Online courses aren't the only way to monetize your expertise. Ebooks, coaching, speaking, and memberships each have different economics, time requirements, and scaling potential. Here's a practical comparison to help you decide which format — or combination of formats — fits your business.
Courses vs. Ebooks
An ebook is the fastest knowledge product to create — a few weeks of focused writing, some formatting, and you have something to sell. But ebooks typically sell for $10-30, which means you need high volume to generate meaningful revenue.
Courses command higher prices ($100-500+ for a cohort course) because they offer more than information: they provide structure, accountability, community, and a guided path to a specific result. A reader can skim an ebook and put it on the shelf. A course participant has assignments, deadlines, and often a group that keeps them moving forward.
When to choose an ebook: As a lead magnet or low-price entry point. Many successful course creators offer a $15 ebook that introduces their framework, then upsell to a $300 course that walks people through the implementation.
Courses vs. 1-on-1 Coaching
Coaching is the most natural starting point for many experts. You already know how to help people one at a time. The problem is economics: you're trading hours for dollars, and there's a ceiling. Executive coaches typically charge $100-500+ per hour, but even at the high end, you're limited by the number of hours in a week.

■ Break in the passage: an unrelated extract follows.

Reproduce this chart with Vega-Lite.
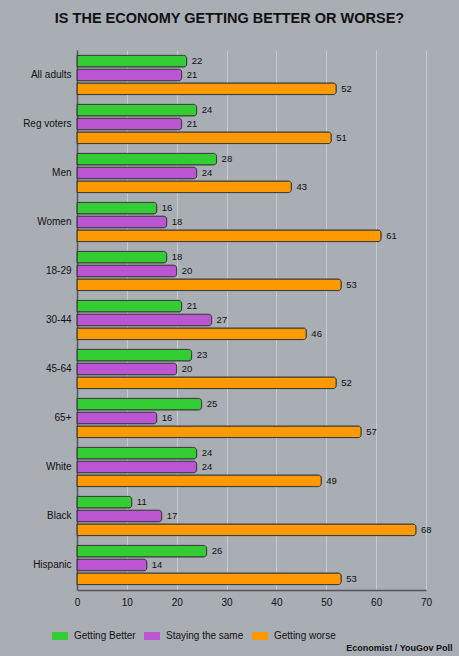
{
  "$schema": "https://vega.github.io/schema/vega-lite/v6.json",
  "autosize": "none",
  "width": 349,
  "height": 540,
  "padding": {"left": 77, "top": 50, "right": 33, "bottom": 66},
  "background": "#a9adb4",
  "title": {
    "text": "IS THE ECONOMY GETTING BETTER OR WORSE?",
    "font": "Liberation Sans",
    "fontSize": 14.5,
    "fontWeight": "bold",
    "color": "#111111",
    "anchor": "middle",
    "dx": -22,
    "offset": 24
  },
  "data": {
    "values": [
      {"group": "All adults", "answer": "Getting Better", "pct": 22},
      {"group": "All adults", "answer": "Staying the same", "pct": 21},
      {"group": "All adults", "answer": "Getting worse", "pct": 52},
      {"group": "Reg voters", "answer": "Getting Better", "pct": 24},
      {"group": "Reg voters", "answer": "Staying the same", "pct": 21},
      {"group": "Reg voters", "answer": "Getting worse", "pct": 51},
      {"group": "Men", "answer": "Getting Better", "pct": 28},
      {"group": "Men", "answer": "Staying the same", "pct": 24},
      {"group": "Men", "answer": "Getting worse", "pct": 43},
      {"group": "Women", "answer": "Getting Better", "pct": 16},
      {"group": "Women", "answer": "Staying the same", "pct": 18},
      {"group": "Women", "answer": "Getting worse", "pct": 61},
      {"group": "18-29", "answer": "Getting Better", "pct": 18},
      {"group": "18-29", "answer": "Staying the same", "pct": 20},
      {"group": "18-29", "answer": "Getting worse", "pct": 53},
      {"group": "30-44", "answer": "Getting Better", "pct": 21},
      {"group": "30-44", "answer": "Staying the same", "pct": 27},
      {"group": "30-44", "answer": "Getting worse", "pct": 46},
      {"group": "45-64", "answer": "Getting Better", "pct": 23},
      {"group": "45-64", "answer": "Staying the same", "pct": 20},
      {"group": "45-64", "answer": "Getting worse", "pct": 52},
      {"group": "65+", "answer": "Getting Better", "pct": 25},
      {"group": "65+", "answer": "Staying the same", "pct": 16},
      {"group": "65+", "answer": "Getting worse", "pct": 57},
      {"group": "White", "answer": "Getting Better", "pct": 24},
      {"group": "White", "answer": "Staying the same", "pct": 24},
      {"group": "White", "answer": "Getting worse", "pct": 49},
      {"group": "Black", "answer": "Getting Better", "pct": 11},
      {"group": "Black", "answer": "Staying the same", "pct": 17},
      {"group": "Black", "answer": "Getting worse", "pct": 68},
      {"group": "Hispanic", "answer": "Getting Better", "pct": 26},
      {"group": "Hispanic", "answer": "Staying the same", "pct": 14},
      {"group": "Hispanic", "answer": "Getting worse", "pct": 53}
    ]
  },
  "encoding": {
    "y": {
      "field": "group",
      "type": "nominal",
      "sort": null,
      "title": null,
      "scale": {"paddingInner": 0.2, "paddingOuter": 0.11},
      "axis": {
        "ticks": false,
        "labelPadding": 6,
        "labelFont": "Liberation Sans",
        "labelFontSize": 10,
        "labelColor": "#111111",
        "domainColor": "#555555",
        "domainWidth": 1.5
      }
    },
    "yOffset": {
      "field": "answer",
      "type": "nominal",
      "sort": ["Getting Better", "Staying the same", "Getting worse"],
      "scale": {"paddingInner": 0.16}
    },
    "x": {
      "field": "pct",
      "type": "quantitative",
      "scale": {"domain": [0, 70]},
      "axis": {
        "values": [0, 10, 20, 30, 40, 50, 60, 70],
        "ticks": false,
        "labelFlush": false,
        "labelPadding": 7,
        "labelFont": "Liberation Sans",
        "labelFontSize": 10,
        "labelColor": "#111111",
        "domainColor": "#555555",
        "domainWidth": 1.5,
        "gridColor": "#c6c9cf",
        "gridWidth": 1,
        "title": "Economist / YouGov Poll",
        "titleFont": "Liberation Sans",
        "titleFontSize": 9,
        "titleFontWeight": "bold",
        "titleColor": "#111111",
        "titleAnchor": "end",
        "titleAlign": "right",
        "titleBaseline": "alphabetic",
        "titleX": 375,
        "titleY": 60
      }
    }
  },
  "layer": [
    {
      "mark": {
        "type": "bar",
        "stroke": "#3a3a3a",
        "strokeWidth": 1,
        "cornerRadiusEnd": 3
      },
      "encoding": {
        "color": {
          "field": "answer",
          "type": "nominal",
          "sort": ["Getting Better", "Staying the same", "Getting worse"],
          "scale": {
            "domain": ["Getting Better", "Staying the same", "Getting worse"],
            "range": ["#33cc33", "#bb55d4", "#ff9900"]
          },
          "legend": {
            "orient": "none",
            "direction": "horizontal",
            "legendX": -25,
            "legendY": 578,
            "title": null,
            "symbolType": "M-1,-0.5L1,-0.5L1,0.5L-1,0.5Z",
            "symbolSize": 256,
            "symbolStrokeWidth": 0,
            "symbolOpacity": 1,
            "labelFont": "Liberation Sans",
            "labelFontSize": 10,
            "labelColor": "#111111",
            "labelOffset": 6,
            "columnPadding": 8
          }
        }
      }
    },
    {
      "mark": {
        "type": "text",
        "align": "left",
        "baseline": "middle",
        "dx": 5,
        "font": "Liberation Sans",
        "fontSize": 9.5,
        "color": "#111111"
      },
      "encoding": {
        "text": {"field": "pct", "type": "quantitative"}
      }
    }
  ],
  "config": {
    "view": {"stroke": null}
  }
}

Dr. Lisa Chu, a healthcare professional who created "Self-Care for the Caring Professional," found a way to bridge the gap. She packaged her core coaching concepts and activities into a 5-week online course, then offered live coaching feedback through the course community. The result: she could serve 10 participants simultaneously while delivering a similar depth of guidance.
The math tells the story: a 5-week course at $199 with 10 participants generates $2,000 in revenue for roughly 10 hours of facilitation time — comparable to her hourly coaching rate, but reaching far more people.
When to choose coaching: When you're still learning what your clients need. Start with coaching, pay attention to patterns, then package the repeatable parts into a course. Keep coaching available as a premium add-on.
Learn about group coaching programs →
Courses vs. Speaking
A great keynote can inspire an audience for an hour. But inspiration without follow-through fades quickly. Research on learning retention shows that without reinforcement, people forget most of what they heard within a week.
The real power of speaking is as a funnel, not a standalone product. A conference talk introduces your ideas to hundreds of people at once. A percentage of those people want to go deeper — and that's where your course comes in.
Some speakers create a "follow-up course" specifically for event attendees: weekly summaries of the talk's key concepts, implementation exercises, discussion threads for accountability, and a live Q&A session. This extends a single speaking engagement into weeks of ongoing value — and ongoing revenue.
When to choose speaking: To build authority and fill your course pipeline. Use the talk to teach one key insight, then invite attendees to join your course for the full implementation.
Courses vs. Membership Sites
Courses have clear endpoints — "In 6 weeks, you'll be able to do X." Memberships provide ongoing access to a community, new content, and continuing education. The revenue models are different too: courses are typically one-time purchases ($100-500), while memberships charge monthly ($20-100/month).
The challenge with memberships is the content treadmill: subscribers expect new value every month, and churn is constant. Many creators burn out trying to feed the membership beast.
A better model: Offer courses for specific transformations, then invite graduates into a membership for ongoing community and support. The course does the heavy teaching; the membership provides the ongoing connection. This way, your teaching content is created once and refined over time, while the membership value comes primarily from the community itself.
Which Format Should You Start With?
If you're currently coaching or consulting 1-on-1, start by identifying the patterns — the advice you give every client, the exercises you always assign, the frameworks you repeat. Package those into a course.
If you're a writer or speaker, start with a short course that builds on your existing content. Use your audience as your first students.
If you're starting from scratch, a pilot course is the lowest-risk way to test your idea. Teach 5-10 people, get feedback, and iterate before building something larger.
Most successful knowledge businesses eventually combine multiple formats — a book that builds the audience, a course that delivers the transformation, coaching for premium clients, and speaking to fill the pipeline. But you don't need to build all of those at once. Start with one, prove it works, and expand.